WORK INSTRUCTIONS – Reproduce, character for character, the lines below from the first through the one with "y_ticks = [0, 50, 100, 150, 200, 250, 300, 350]". Leave pictures out.
** start MATERIAL PROVIDED **
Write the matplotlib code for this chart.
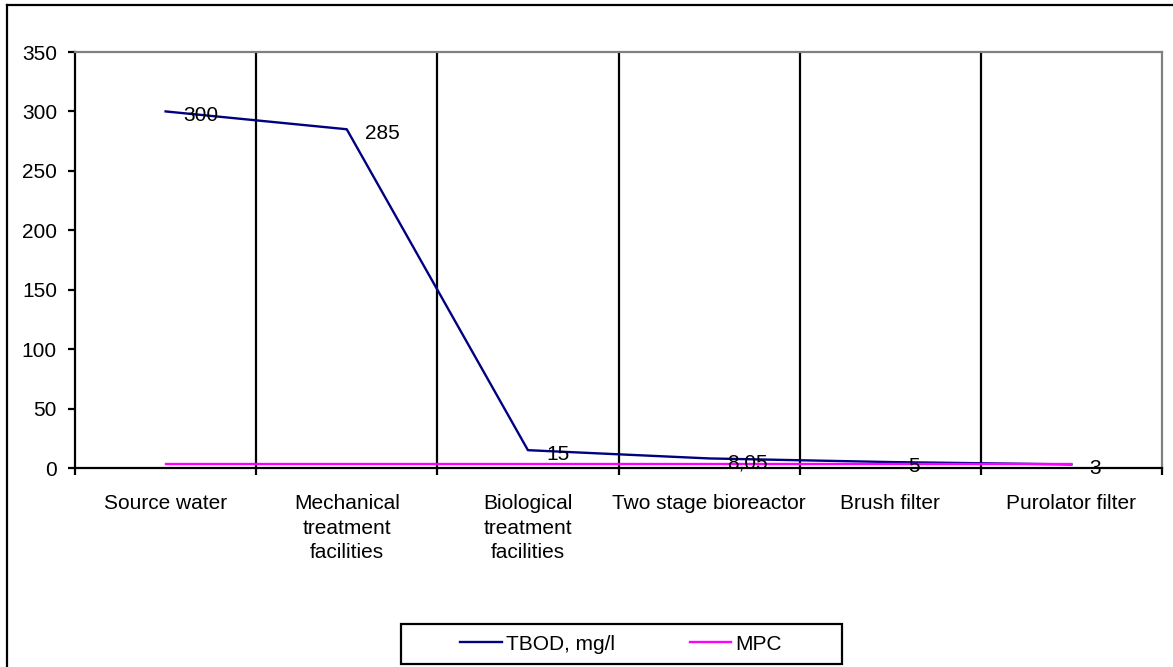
import numpy as np
import matplotlib
matplotlib.use("Agg")
from matplotlib import pyplot as plt
from matplotlib.lines import Line2D
from matplotlib.patches import Rectangle

plt.rcParams['font.family'] = ['Liberation Sans', 'DejaVu Sans']

stages = ['Source water', 'Mechanical\ntreatment\nfacilities',
          'Biological\ntreatment\nfacilities', 'Two stage bioreactor',
          'Brush filter', 'Purolator filter']
tbod = [300, 285, 15, 8.05, 5, 3]
mpc = [3, 3, 3, 3, 3, 3]
y_ticks = [0, 50, 100, 150, 200, 250, 300, 350]

FS = 15
W, H = 1173, 667
fig = plt.figure(figsize=(W / 100, H / 100), dpi=100)
ax = fig.add_axes([75 / W, 1 - 468 / H, (1162 - 75) / W, (468 - 52) / H])

x = np.arange(len(stages)) + 0.5

# vertical lines between categories
for b in range(1, len(stages)):
    ax.axvline(b, color='black', lw=1.6, zorder=1)

ax.plot(x, tbod, color='#000080', lw=1.7, zorder=3, label='TBOD, mg/l')
ax.plot(x, mpc, color='#FF00FF', lw=1.7, zorder=4, label='MPC')

for xi, v in zip(x, tbod):
    ax.annotate(f"{v:g}".replace('.', ','), (xi, v), xytext=(13, -3),
                textcoords='offset points', ha='left', va='center',
                fontsize=FS, zorder=5)

ax.set_xlim(0, len(stages))
ax.set_ylim(0, 350)
ax.set_yticks(y_ticks)
ax.set_xticks(range(len(stages) + 1))
ax.set_xticklabels([])
ax.set_xticks(x, minor=True)
ax.set_xticklabels(stages, minor=True, fontsize=FS, linespacing=1.35)
ax.tick_params(axis='x', which='major', length=5, width=1.6, direction='out')
ax.tick_params(axis='x', which='minor', length=0, pad=19)
ax.tick_params(axis='y', length=5, width=1.6, direction='out', labelsize=FS, pad=8)

ax.spines['left'].set_linewidth(1.6)
ax.spines['bottom'].set_linewidth(1.6)
for s in ('top', 'right'):
    ax.spines[s].set_color('#808080')
    ax.spines[s].set_linewidth(1.6)

# outer chart frame (left and top edges visible)
fig.add_artist(Line2D([7 / W, 7 / W], [0, 1 - 5 / H], color='black', lw=1.6,
                      transform=fig.transFigure))
fig.add_artist(Line2D([7 / W, 1], [1 - 5 / H, 1 - 5 / H], color='black', lw=1.6,
                      transform=fig.transFigure))

# legend with a hand drawn box
fig.add_artist(Rectangle((401 / W, 1 - 664 / H), (842 - 401) / W, 40 / H,
                         fill=False, edgecolor='black', lw=1.6,
                         transform=fig.transFigure))
handles, labels = ax.get_legend_handles_labels()
fig.legend(handles, labels, loc='center', bbox_to_anchor=(621 / W, 1 - 644 / H),
           ncol=2, frameon=False, fontsize=FS, handlelength=2.0,
           handletextpad=0.2, columnspacing=3.6)

fig.savefig('out.png', dpi=100)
** end MATERIAL PROVIDED **
RESPONSE TO THE EXERCISE –
Write the matplotlib code for this chart.
import numpy as np
import matplotlib
matplotlib.use("Agg")
from matplotlib import pyplot as plt
from matplotlib.lines import Line2D
from matplotlib.patches import Rectangle

plt.rcParams['font.family'] = ['Liberation Sans', 'DejaVu Sans']

stages = ['Source water', 'Mechanical\ntreatment\nfacilities',
          'Biological\ntreatment\nfacilities', 'Two stage bioreactor',
          'Brush filter', 'Purolator filter']
tbod = [300, 285, 15, 8.05, 5, 3]
mpc = [3, 3, 3, 3, 3, 3]
y_ticks = [0, 50, 100, 150, 200, 250, 300, 350]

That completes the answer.